High-quality water, consumed consistently, maintained as a genuine practice rather than an afterthought, is one of the most consistently undervalued health interventions available.
The hexagram's specific caution about maintaining the well's structure — the counsel that a well with good stonework incurs no blame — translates directly into the value of consistent sleep, regular eating patterns, and the other structural habits that support the body's natural maintenance processes.
Neglecting these foundational practices while pursuing more sophisticated health interventions is exactly the pattern the hexagram is warning against. The deep well of genuine health is built from consistent attention to the basics, practiced over the long term with genuine care.
The Commentary's principle that the well nourishes without being exhausted describes the mechanism: those who make themselves genuinely useful to others, who develop the kind of deep expertise or character that others can reliably draw on, build a form of social capital that compounds over time in the same way that financial capital compounds.

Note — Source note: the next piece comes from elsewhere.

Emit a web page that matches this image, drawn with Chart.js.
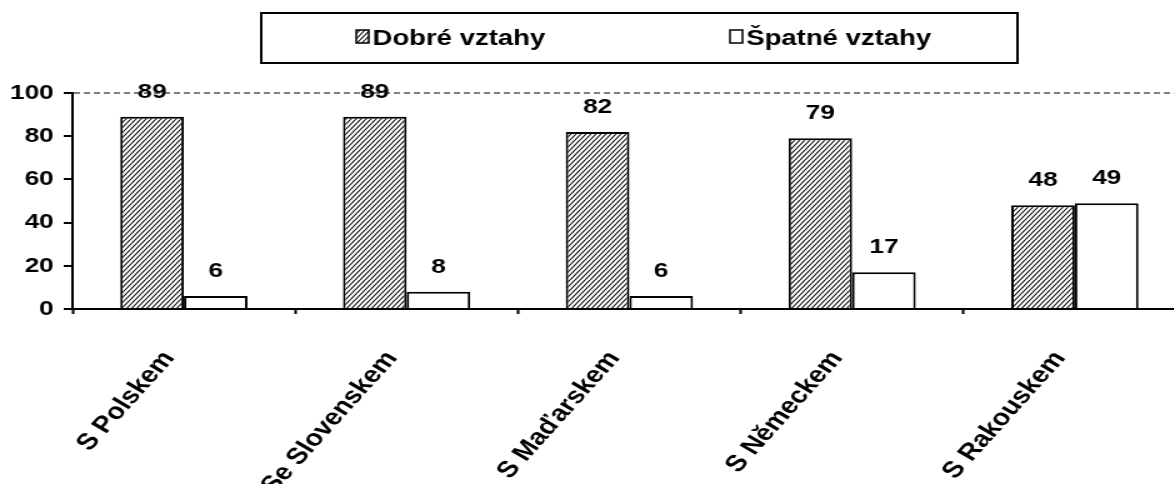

The fortune of this hexagram belongs to those who have invested in genuine depth — who have developed something real to offer rather than a polished surface — and who are willing to share that depth consistently and generously rather than rationing it strategically.
The principle that the well does not change when the town changes around it is the hexagram's most important fortune counsel: the stability of your worth does not depend on the stability of external circumstances if that worth is grounded in genuine, durable value.
The hexagram specifically warns against the temptation to be merely fashionable or expedient at the expense of the deeper qualities that make you genuinely valuable. The well that serves one generation and is drawn dry serves none of the generations that follow.
Build something that will still be nourishing long after the immediate circumstances that surround it have changed completely.
Guard the core and give without reservation. Create value through constancy. When your life becomes a source for others, you will never run dry.